A chegada da ômicron, com sua elevada transmissibilidade, mas aparente menor capacidade de causar casos graves, tem sido usada como um pretexto por certos grupos antivacina para defender uma ideia absurda: infectar-se de propósito na esperança de gerar imunidade natural contra a Covid-19. Essa estratégia é condenável e ineficiente. Equivale a brincar de roleta-russa com o vírus que causou a maior pandemia humana dos últimos 100 anos. Histórias com final trágico, protagonizadas por pessoas que ainda desacreditam da gravidade da doença, continuam a surgir. Conhecida militante antivacina em seus país, a cantora checa Hana Horka, do grupo Asonance, de 57 anos, morreu em 16 de janeiro de Covid-19 depois de se contaminar deliberadamente com o Sars-CoV-2.
“A pandemia não está perto de acabar. Com o rápido crescimento global da ômicron, novas variantes devem surgir, e manter o rastreamento e o monitoramento [do vírus] é essencial”, afirmou Tedros Ghebreyesus, diretor-geral da OMS. “O número de mortes permanece estável no momento, mas estamos preocupados com o impacto da ômicron nos profissionais da saúde, que estão exaustos, e nos sistemas de saúde sobrecarregados.”
Até agora, 5,5 milhões de pessoas morreram em razão da Covid-19. Esse é o número oficial de óbitos atribuídos à pandemia em dois anos. Alguns modelos estatísticos, baseados em aprendizado de máquina, no uso de algoritmos e na análise do total de mortes (atribuídas a qualquer causa) ocorridas em 2020 e 2021, sugerem que o número de óbitos decorrentes da Covid-19 pode ser o dobro ou até quatro vezes maior do que as estatísticas oficiais registram. O Institute for Health Metrics and Evaluation, em Seattle, nos Estados Unidos, e até a revista britânica The Economist, divulgaram recentemente modelos estatísticos que sinalizam esse maior impacto da pandemia na questão dos óbitos.

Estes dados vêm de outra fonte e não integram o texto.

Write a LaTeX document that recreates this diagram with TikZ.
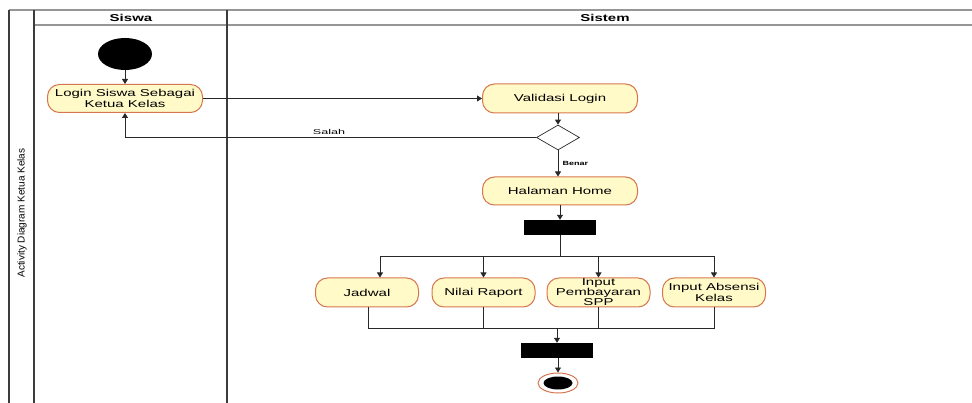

O espectro da alta transmissibilidade da ômicron aumenta as dificuldades em situações por si só trágicas, como os desastres naturais. As autoridades de Tonga – país formado por 170 ilhas do Pacífico Sul fortemente atingido por uma erupção vulcânica e um grande tsunami em 15 de janeiro, que causaram pelo menos três mortes – adotaram uma postura muito cautelosa no recebimento de ajuda internacional para minimizar os estragos do cataclismo. Os tonganeses, que registraram apenas um caso de Covid-19 em outubro passado, querem manter a quarentena de 21 dias para a entrada de estrangeiros no arquipélago e, se possível, evitar qualquer contato direto com pessoas de fora dispostas a ajudá-los.
Com cerca de 60% de seus 100 mil habitantes vacinados com duas doses, Tonga contabiliza apenas um caso de infecção (em outubro passado) e nenhuma morte. A nação insular quer evitar uma repetição do passado, quando a chegada de europeus e outros povos levou doenças, como sarampo e influenza (gripe), para o arquipélago. A exemplo do jovem xavante Davi Seremramiwe, o primeiro brasileiro menor de 11 anos a ser vacinado, crianças e indígenas de todas as partes do globo formam hoje um dos contingentes humanos mais vulneráveis ao vírus da Covid-19.